FYI if you’re on the prowl for some Chinese food in Korea: Chinese food in Korea ≠ Chinese food in America ≠ Chinese food in China. Please adjust your expectations accordingly.
Describing Chinese food in China is too complicated (and I also don’t know much, despite living in China for the past year), so let me just tell you what I know about the Chinese food in Korea/Koreatown. Because it is almost like its own cuisine that is inspired by Chinese dishes but has evolved over many decades to appeal to the Korean palate. Instead of kung pao chicken and fried lo mein, you’ll find the following dishes on the menu:
Ja-jang-myun (짜장면): Noodles with black bean sauce. My brother and I looooved this stuff as kids, and we still order it whenever we go to a Korean-Chinese restaurant. Jajangmyun is a variation on China’s zhajiangmian, but they’re very different. Or so I’m told by my brother, who tried it in China and was rather disappointed.
Jahm-pong (짬뽕): Noodles in spicy seafood broth. I used to think of this as the dish that the adults order while the kids eat black bean noodles. I’m an adult now, but I still prefer the black bean noodles. I’m not sure what authentic Chinese dish (if any) this was derived from, but it’s all hearty and soul foody and awesome.
Goon Mandoo (군 만두): deep-friend dumplings. Every culture has its own version of the dumpling, and China has about a dozen types, probably more. Korea’s take is deep-fried, which is actually not that common in China. So many Chinese dishes are stir-fried, but not many are deep-fried.
See the little dishes around the dumplings? The yellow stuff is Dahnmuji (단무지, pickled radish), little white stuff on the same plate are slices of raw onions, which you often eat with the black bean paste (the little plate of black stuff above the plate of dumplings in the picture). Korean-Chinese restaurants also usually serve Kaak-dugi Kimchi (깍두기, cubed radish kimchi), which you can see in the right hand corner of the picture.

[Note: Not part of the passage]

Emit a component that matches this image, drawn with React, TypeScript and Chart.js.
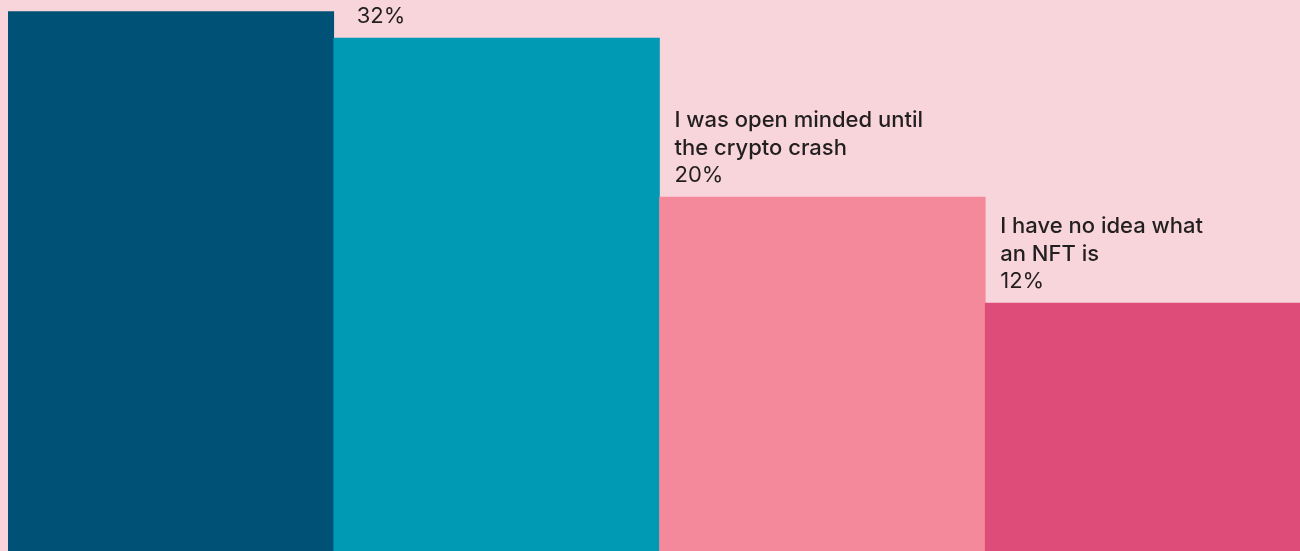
import React, { useEffect, useRef } from "react";
import { Chart, registerables } from "chart.js";

Chart.register(...registerables);

// Survey answers (label lines) and their shares in percent
const categories: string[][] = [
  ["NFTs were never", "for me"],
  ["I'm still curious", "about NFTs"],
  ["I was open minded until", "the crypto crash"],
  ["I have no idea what", "an NFT is"],
];
const shares: number[] = [34, 32, 20, 12];
const barColors: string[] = ["#005176", "#009ab5", "#f3899a", "#de4c79"];

const PAGE_BG = "#f7d5db";
const TEXT = "#231f20";

// Draws the wrapped answer text and the percentage above each bar
const barLabels = {
  id: "barLabels",
  afterDatasetsDraw(chart: any, _args: any, opts: any) {
    const { ctx } = chart;
    const meta = chart.getDatasetMeta(0);
    const insets: number[] = opts.insets || [];
    ctx.save();
    ctx.fillStyle = TEXT;
    ctx.textAlign = "left";
    ctx.textBaseline = "alphabetic";
    meta.data.forEach((bar: any, i: number) => {
      const left = bar.x - bar.width / 2 + (insets[i] ?? 15);
      const pctBase = bar.y - 15;
      ctx.font = "400 22px Inter";
      ctx.fillText(shares[i] + "%", left, pctBase);
      ctx.font = "500 22px Inter";
      const lines = categories[i];
      lines.forEach((line, j) => {
        const offset = (lines.length - j) * 27.5;
        ctx.fillText(line, left, pctBase - offset);
      });
    });
    ctx.restore();
  },
};

export default function App() {
  const canvasRef = useRef<HTMLCanvasElement | null>(null);

  useEffect(() => {
    document.body.style.backgroundColor = PAGE_BG;
    const canvas = canvasRef.current;
    if (!canvas) return;
    const chart = new Chart(canvas, {
      type: "bar",
      data: {
        labels: categories.map((c) => c.join(" ")),
        datasets: [
          {
            data: shares,
            backgroundColor: barColors,
            borderWidth: 0,
            barPercentage: 1,
            categoryPercentage: 1,
            base: -8,
          },
        ],
      },
      options: {
        animation: false,
        responsive: true,
        maintainAspectRatio: false,
        layout: { padding: 0 },
        scales: {
          x: { display: false, offset: true },
          y: { display: false, min: -8, max: 36 },
        },
        plugins: {
          legend: { display: false },
          tooltip: { enabled: false },
          barLabels: { insets: [15, 23, 15, 15] },
        } as any,
      },
      plugins: [barLabels],
    });
    return () => chart.destroy();
  }, []);

  return (
    <div
      style={{
        position: "fixed",
        left: 0,
        top: 0,
        width: "100vw",
        height: "100vh",
        overflow: "hidden",
        background: PAGE_BG,
      }}
    >
      <div
        style={{
          position: "absolute",
          left: "8px",
          top: "-15px",
          width: "1303px",
          height: "583px",
        }}
      >
        <canvas ref={canvasRef} />
      </div>
    </div>
  );
}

Kahm-poong-ghee (깜뿡기): deep-fried pieces of chicken stir-fried in spicy sauce. I think this might be Korea’s version of the Kung Pao Chicken. The name (in Chinese) sounds similar to the Korean name, and they’re kind of the same idea — little pieces of chicken, stir-fried with spicy sauce and little bits of peppers and carrots, etc. Another Park family favorite.
Tang-soo-yook (탕수육): deep-fried pieces of pork stir-fried in sweet sauce. This is another very very popular dish, especially with kids. I am not a fan because I don’t like sweet food that’s not dessert/fruit. But that’s just me — most other Korean people I know can’t get enough of this stuff.
This completes your Basic Guide to Korean-Chinese Food. Now go forth and stuff thyself with some delicious Jajangmyun and Kahm-poong-ghee. In my opinion, this stuff is better than most Chinese-Chinese food, but that’s probably because I have a Korean palate.